Take every line from the first down to the line with "85, 90, 100];" and set it down exactly, without the pictures.

▼

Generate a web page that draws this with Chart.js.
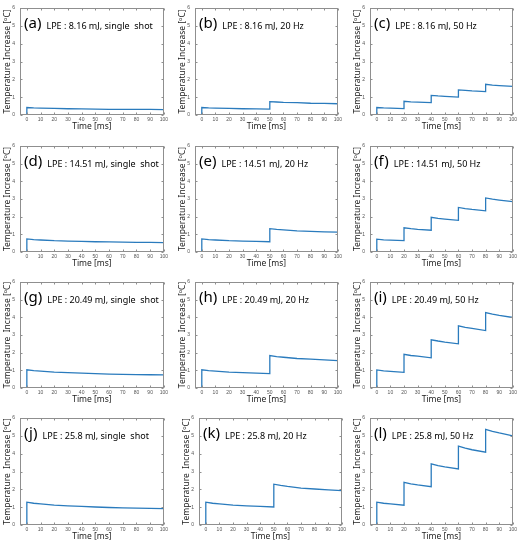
<!DOCTYPE html>
<html>
<head>
<meta charset="utf-8">
<script src="https://cdn.jsdelivr.net/npm/chart.js@4"></script>
<style>
body { margin: 0; background: #fff; width: 526px; height: 548px; position: relative; overflow: hidden; }
canvas { position: absolute; }
</style>
</head>
<body>
<script>
// time axes (ms), a repeated time means the vertical jump of a pulse
const tSingle = [-5, 0, 0, 5, 10, 20, 30, 40, 50, 60, 70, 80, 90, 100];
const t20Hz = [-5, 0, 0, 5, 10, 20, 30, 40, 50, 50, 55, 60, 70, 80, 90, 100];
const t50Hz = [-5, 0, 0, 5, 10, 20, 20, 25, 30, 40, 40, 45, 50, 60, 60, 65, 70, 80, 80, 85, 90, 100];

// temperature increase (°C)
const temp_a = [0, 0, 0.42, 0.40, 0.39, 0.37, 0.35, 0.34, 0.33, 0.32, 0.32, 0.31, 0.31, 0.30];
const temp_b = [0, 0, 0.42, 0.40, 0.39, 0.37, 0.35, 0.34, 0.33, 0.75, 0.73, 0.71, 0.69, 0.66, 0.65, 0.63];
const temp_c = [0, 0, 0.42, 0.40, 0.39, 0.36, 0.77, 0.74, 0.72, 0.69, 1.10, 1.07, 1.05, 1.00, 1.41, 1.38, 1.35, 1.31, 1.72, 1.68, 1.65, 1.60];
const temp_d = [0, 0, 0.74, 0.70, 0.68, 0.64, 0.62, 0.60, 0.58, 0.57, 0.56, 0.55, 0.54, 0.53];
const temp_e = [0, 0, 0.74, 0.70, 0.68, 0.64, 0.62, 0.60, 0.58, 1.32, 1.28, 1.25, 1.20, 1.17, 1.14, 1.12];
const temp_f = [0, 0, 0.73, 0.69, 0.67, 0.64, 1.37, 1.32, 1.28, 1.23, 1.96, 1.90, 1.86, 1.79, 2.52, 2.46, 2.41, 2.33, 3.06, 2.99, 2.94, 2.85];
const temp_g = [0, 0, 1.03, 0.98, 0.95, 0.90, 0.87, 0.84, 0.81, 0.79, 0.77, 0.76, 0.75, 0.74];
const temp_h = [0, 0, 1.03, 0.98, 0.95, 0.90, 0.87, 0.84, 0.81, 1.84, 1.78, 1.74, 1.67, 1.63, 1.59, 1.55];
const temp_i = [0, 0, 1.02, 0.97, 0.94, 0.89, 1.91, 1.84, 1.80, 1.71, 2.73, 2.66, 2.60, 2.50, 3.52, 3.43, 3.37, 3.25, 4.27, 4.18, 4.11, 3.99];
const temp_j = [0, 0, 1.28, 1.22, 1.18, 1.11, 1.07, 1.04, 1.01, 0.98, 0.96, 0.95, 0.93, 0.92];
const temp_k = [0, 0, 1.28, 1.22, 1.18, 1.11, 1.07, 1.04, 1.01, 2.29, 2.22, 2.16, 2.07, 2.02, 1.97, 1.93];
const temp_l = [0, 0, 1.28, 1.22, 1.18, 1.11, 2.39, 2.31, 2.25, 2.15, 3.43, 3.33, 3.26, 3.14, 4.42, 4.31, 4.22, 4.08, 5.36, 5.25, 5.16, 5.00];

const letters = ['(a)', '(b)', '(c)', '(d)', '(e)', '(f)', '(g)', '(h)', '(i)', '(j)', '(k)', '(l)'];
const energies = ['8.16', '14.51', '20.49', '25.8'];
const modes = ['single  shot', '20 Hz', '50 Hz'];
const xTicks = [0, 10, 20, 30, 40, 50, 60, 70, 80, 90, 100];
const yTicks = [0, 1, 2, 3, 4, 5, 6];

const times = [tSingle, t20Hz, t50Hz];
const temps = [
    [temp_a, temp_b, temp_c],
    [temp_d, temp_e, temp_f],
    [temp_g, temp_h, temp_i],
    [temp_j, temp_k, temp_l]
];

// plot box positions in the page
const colLeft = [20, 195, 370];
const colRight = [164, 338, 513];
const rowTop = [5, 143, 279, 415];
const rowBottom = [115, 252, 388, 525];

const lineColor = '#2a7bbd';
const yAxisW = 20;
const xAxisH = 18;
const padTop = 5;
const padRight = 6;

const decor = {
    id: 'decor',
    afterDraw(chart) {
        const o = chart.options.plugins.decor;
        const ctx = chart.ctx;
        const a = chart.chartArea;
        const sx = chart.scales.x;
        const sy = chart.scales.y;
        ctx.save();

        // box + inward ticks on all sides
        ctx.strokeStyle = '#8f8f8f';
        ctx.lineWidth = 1;
        const L = Math.round(a.left) + 0.5, R = Math.round(a.right) - 0.5;
        const T = Math.round(a.top) + 0.5, B = Math.round(a.bottom) - 0.5;
        ctx.strokeRect(L, T, R - L, B - T);
        ctx.beginPath();
        for (let v of xTicks) {
            const px = Math.round(sx.getPixelForValue(v)) + 0.5;
            ctx.moveTo(px, B); ctx.lineTo(px, B - 2);
            ctx.moveTo(px, T); ctx.lineTo(px, T + 2);
        }
        for (let v of yTicks) {
            const py = Math.round(sy.getPixelForValue(v)) + 0.5;
            ctx.moveTo(L, py); ctx.lineTo(L + 2, py);
            ctx.moveTo(R, py); ctx.lineTo(R - 2, py);
        }
        ctx.stroke();

        // panel letter and caption
        ctx.fillStyle = '#000';
        ctx.textBaseline = 'middle';
        ctx.textAlign = 'left';
        ctx.font = '15px "Noto Sans"';
        ctx.fillText(o.letter, a.left + 4, a.top + 16);
        const w = ctx.measureText(o.letter).width;
        ctx.font = '9px "Noto Sans"';
        ctx.fillText(o.caption, a.left + 4 + w + 5, a.top + 18);

        // x title
        ctx.fillStyle = '#222';
        ctx.textAlign = 'center';
        ctx.font = '8.5px "Noto Sans"';
        ctx.fillText('Time [ms]', (a.left + a.right) / 2, a.bottom + 12);

        // y title with superscript o
        ctx.translate(a.left - 12, (a.top + a.bottom) / 2);
        ctx.rotate(-Math.PI / 2);
        ctx.textAlign = 'left';
        const p1 = o.ylabel + ' [';
        const p2 = 'C]';
        ctx.font = '8.5px "Noto Sans"';
        const w1 = ctx.measureText(p1).width;
        const w3 = ctx.measureText(p2).width;
        ctx.font = '5.5px "Noto Sans"';
        const w2 = ctx.measureText('o').width;
        let x0 = -(w1 + w2 + w3) / 2;
        ctx.font = '8.5px "Noto Sans"';
        ctx.fillText(p1, x0, 0);
        ctx.font = '5.5px "Noto Sans"';
        ctx.fillText('o', x0 + w1, -3);
        ctx.font = '8.5px "Noto Sans"';
        ctx.fillText(p2, x0 + w1 + w2, 0);

        ctx.restore();
    }
};

for (let r = 0; r < 4; r++) {
    for (let c = 0; c < 3; c++) {
        let left = colLeft[c], right = colRight[c];
        if (r === 3 && c === 1) { left += 4; right += 4; }
        const top = rowTop[r], bottom = rowBottom[r];

        const canvas = document.createElement('canvas');
        const cl = left - yAxisW;
        const ct = top - padTop;
        canvas.width = right - cl + padRight;
        canvas.height = bottom - ct + xAxisH;
        canvas.style.left = cl + 'px';
        canvas.style.top = ct + 'px';
        document.body.appendChild(canvas);

        const ts = times[c];
        const ys = temps[r][c];
        const pts = ts.map((t, i) => ({ x: t, y: ys[i] }));

        new Chart(canvas, {
            type: 'line',
            data: {
                datasets: [{
                    data: pts,
                    borderColor: lineColor,
                    borderWidth: 1.3,
                    pointRadius: 0,
                    tension: 0,
                    fill: false
                }]
            },
            options: {
                responsive: false,
                animation: false,
                layout: { padding: { top: padTop, right: padRight, left: 0, bottom: 0 } },
                plugins: {
                    legend: { display: false },
                    tooltip: { enabled: false },
                    decor: {
                        letter: letters[r * 3 + c],
                        caption: 'LPE : ' + energies[r] + ' mJ, ' + modes[c],
                        ylabel: r >= 2 ? 'Temperature  Increase' : 'Temperature Increase'
                    }
                },
                scales: {
                    x: {
                        type: 'linear',
                        min: -5,
                        max: 100,
                        afterBuildTicks: s => { s.ticks = xTicks.map(v => ({ value: v })); },
                        afterFit: s => { s.height = xAxisH; },
                        grid: { display: false, drawTicks: false },
                        border: { display: false },
                        ticks: { autoSkip: false, maxRotation: 0, padding: 2, color: '#555', font: { size: 5 } }
                    },
                    y: {
                        min: 0,
                        max: 6,
                        afterBuildTicks: s => { s.ticks = yTicks.map(v => ({ value: v })); },
                        afterFit: s => { s.width = yAxisW; },
                        grid: { display: false, drawTicks: false },
                        border: { display: false },
                        ticks: { padding: 5, color: '#555', font: { size: 5 } }
                    }
                }
            },
            plugins: [decor]
        });
    }
}
</script>
</body>
</html>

▲

FULL RESPONSE:
Generate a web page that draws this with Chart.js.
<!DOCTYPE html>
<html>
<head>
<meta charset="utf-8">
<script src="https://cdn.jsdelivr.net/npm/chart.js@4"></script>
<style>
body { margin: 0; background: #fff; width: 526px; height: 548px; position: relative; overflow: hidden; }
canvas { position: absolute; }
</style>
</head>
<body>
<script>
// time axes (ms), a repeated time means the vertical jump of a pulse
const tSingle = [-5, 0, 0, 5, 10, 20, 30, 40, 50, 60, 70, 80, 90, 100];
const t20Hz = [-5, 0, 0, 5, 10, 20, 30, 40, 50, 50, 55, 60, 70, 80, 90, 100];
const t50Hz = [-5, 0, 0, 5, 10, 20, 20, 25, 30, 40, 40, 45, 50, 60, 60, 65, 70, 80, 80, 85, 90, 100];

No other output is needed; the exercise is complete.